Can you set down, exactly as they appear below, the lines from the opening of the material through the one bearing "from matplotlib.patches import FancyBboxPatch", minus the pictures?

-- start Information provided --

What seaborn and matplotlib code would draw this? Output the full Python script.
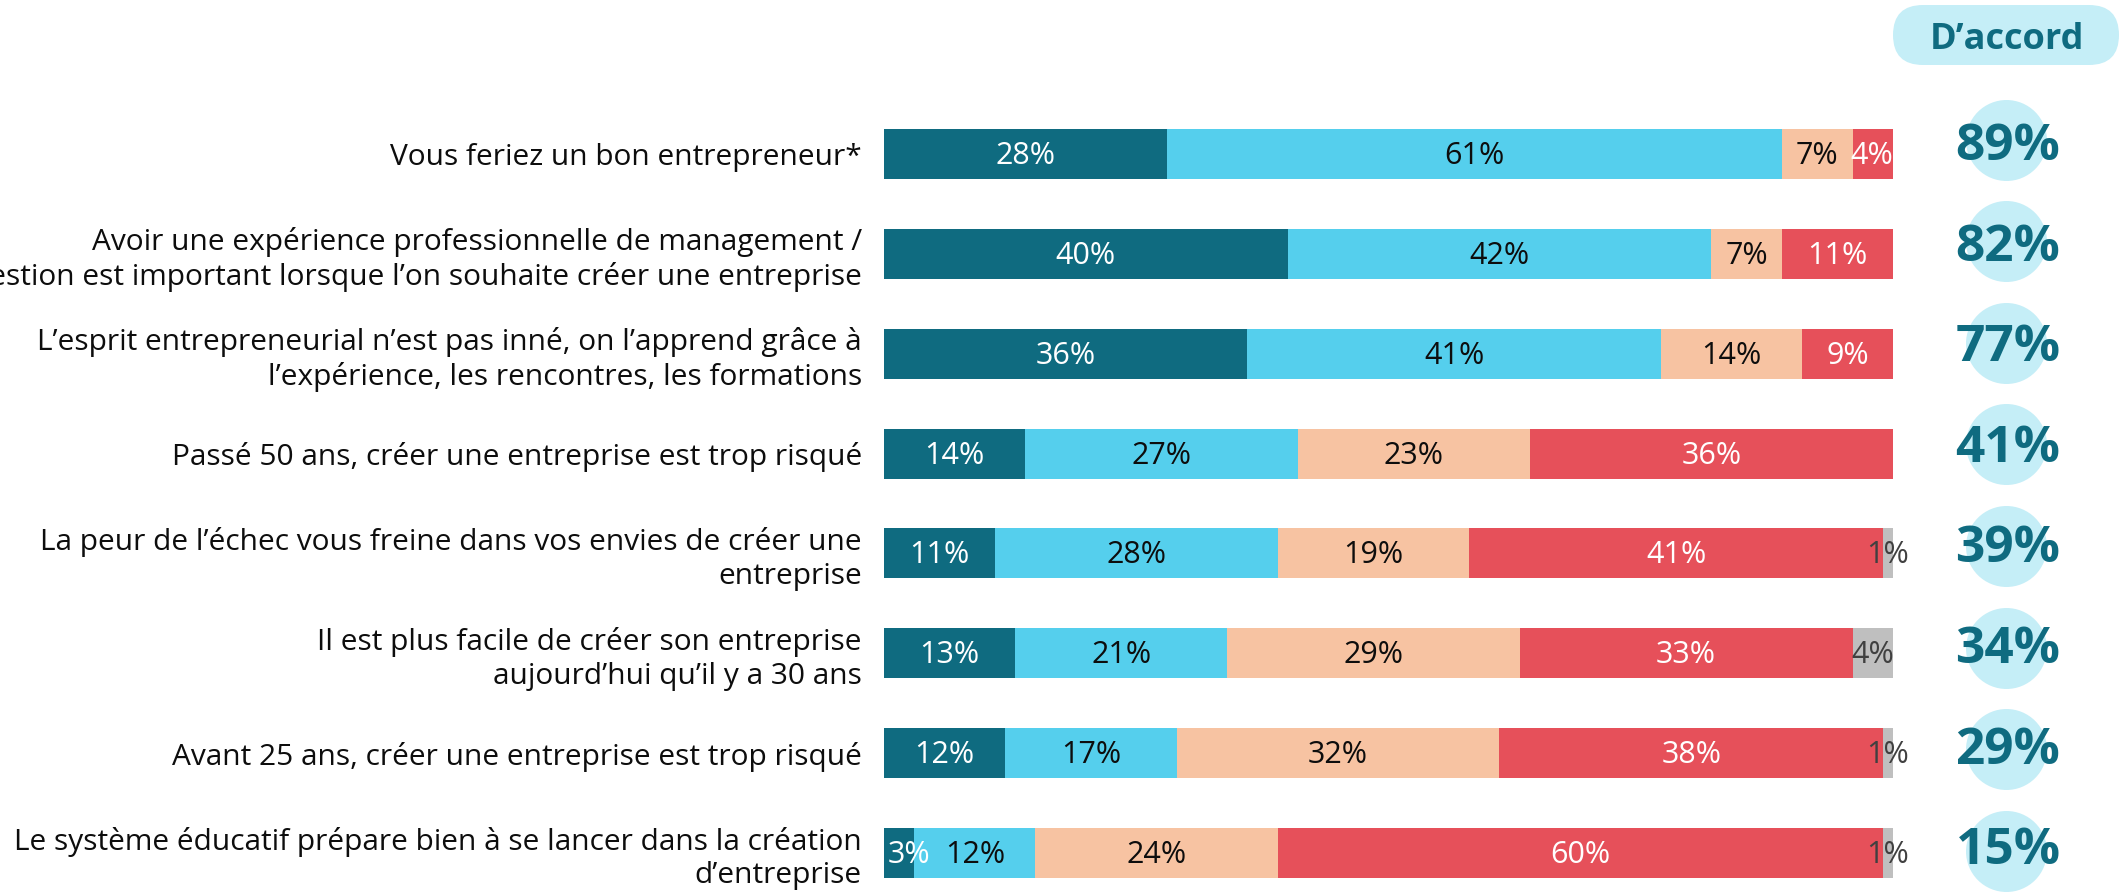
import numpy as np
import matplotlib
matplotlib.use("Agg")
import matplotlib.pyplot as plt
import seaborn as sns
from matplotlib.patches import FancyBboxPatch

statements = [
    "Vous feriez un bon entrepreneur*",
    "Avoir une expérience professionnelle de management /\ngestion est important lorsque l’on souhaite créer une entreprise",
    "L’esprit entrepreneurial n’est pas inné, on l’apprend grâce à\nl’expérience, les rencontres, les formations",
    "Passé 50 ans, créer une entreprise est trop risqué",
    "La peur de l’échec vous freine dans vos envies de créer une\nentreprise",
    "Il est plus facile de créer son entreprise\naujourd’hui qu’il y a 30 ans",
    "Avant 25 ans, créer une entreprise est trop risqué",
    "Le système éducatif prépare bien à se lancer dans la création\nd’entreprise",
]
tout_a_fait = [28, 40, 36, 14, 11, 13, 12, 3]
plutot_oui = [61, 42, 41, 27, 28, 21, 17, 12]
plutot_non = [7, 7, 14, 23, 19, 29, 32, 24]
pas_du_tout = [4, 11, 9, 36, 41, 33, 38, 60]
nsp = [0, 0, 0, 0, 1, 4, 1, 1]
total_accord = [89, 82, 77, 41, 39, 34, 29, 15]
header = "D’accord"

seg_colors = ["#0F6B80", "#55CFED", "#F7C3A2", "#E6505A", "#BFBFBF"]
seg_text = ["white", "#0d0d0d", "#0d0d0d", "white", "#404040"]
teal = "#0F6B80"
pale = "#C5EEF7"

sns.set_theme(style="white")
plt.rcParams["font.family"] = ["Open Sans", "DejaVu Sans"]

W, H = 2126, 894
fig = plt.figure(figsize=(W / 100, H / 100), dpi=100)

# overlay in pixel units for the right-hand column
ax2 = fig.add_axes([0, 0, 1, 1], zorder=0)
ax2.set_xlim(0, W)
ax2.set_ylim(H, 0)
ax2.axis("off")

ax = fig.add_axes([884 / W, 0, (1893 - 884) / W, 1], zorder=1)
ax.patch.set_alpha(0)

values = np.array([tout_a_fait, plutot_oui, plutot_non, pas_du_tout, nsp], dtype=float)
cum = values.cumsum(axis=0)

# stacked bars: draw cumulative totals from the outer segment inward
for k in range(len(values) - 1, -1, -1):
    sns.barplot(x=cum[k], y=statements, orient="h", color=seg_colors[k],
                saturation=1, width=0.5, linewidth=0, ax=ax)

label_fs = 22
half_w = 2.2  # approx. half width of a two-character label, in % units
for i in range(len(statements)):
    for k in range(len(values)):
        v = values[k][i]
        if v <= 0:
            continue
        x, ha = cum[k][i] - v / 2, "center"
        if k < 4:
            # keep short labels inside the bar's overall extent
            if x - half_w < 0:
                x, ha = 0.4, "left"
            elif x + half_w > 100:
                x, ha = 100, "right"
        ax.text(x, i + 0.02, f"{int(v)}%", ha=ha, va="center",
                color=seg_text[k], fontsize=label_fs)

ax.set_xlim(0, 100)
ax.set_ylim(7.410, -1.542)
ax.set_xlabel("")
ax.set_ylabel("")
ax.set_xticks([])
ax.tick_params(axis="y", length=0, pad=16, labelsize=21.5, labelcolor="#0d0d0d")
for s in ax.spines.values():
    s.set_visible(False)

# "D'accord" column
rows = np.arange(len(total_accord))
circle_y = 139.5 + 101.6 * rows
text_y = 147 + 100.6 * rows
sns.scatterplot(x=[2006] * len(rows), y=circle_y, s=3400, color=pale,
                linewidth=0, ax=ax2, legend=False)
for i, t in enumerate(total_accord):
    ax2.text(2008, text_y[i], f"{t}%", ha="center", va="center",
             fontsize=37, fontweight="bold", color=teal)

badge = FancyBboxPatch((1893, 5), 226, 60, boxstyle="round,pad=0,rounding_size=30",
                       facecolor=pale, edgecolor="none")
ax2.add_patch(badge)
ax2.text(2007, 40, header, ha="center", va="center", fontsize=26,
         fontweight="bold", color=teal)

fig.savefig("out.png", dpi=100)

-- end Information provided --

▶ _Reply to the task_
What seaborn and matplotlib code would draw this? Output the full Python script.
import numpy as np
import matplotlib
matplotlib.use("Agg")
import matplotlib.pyplot as plt
import seaborn as sns
from matplotlib.patches import FancyBboxPatch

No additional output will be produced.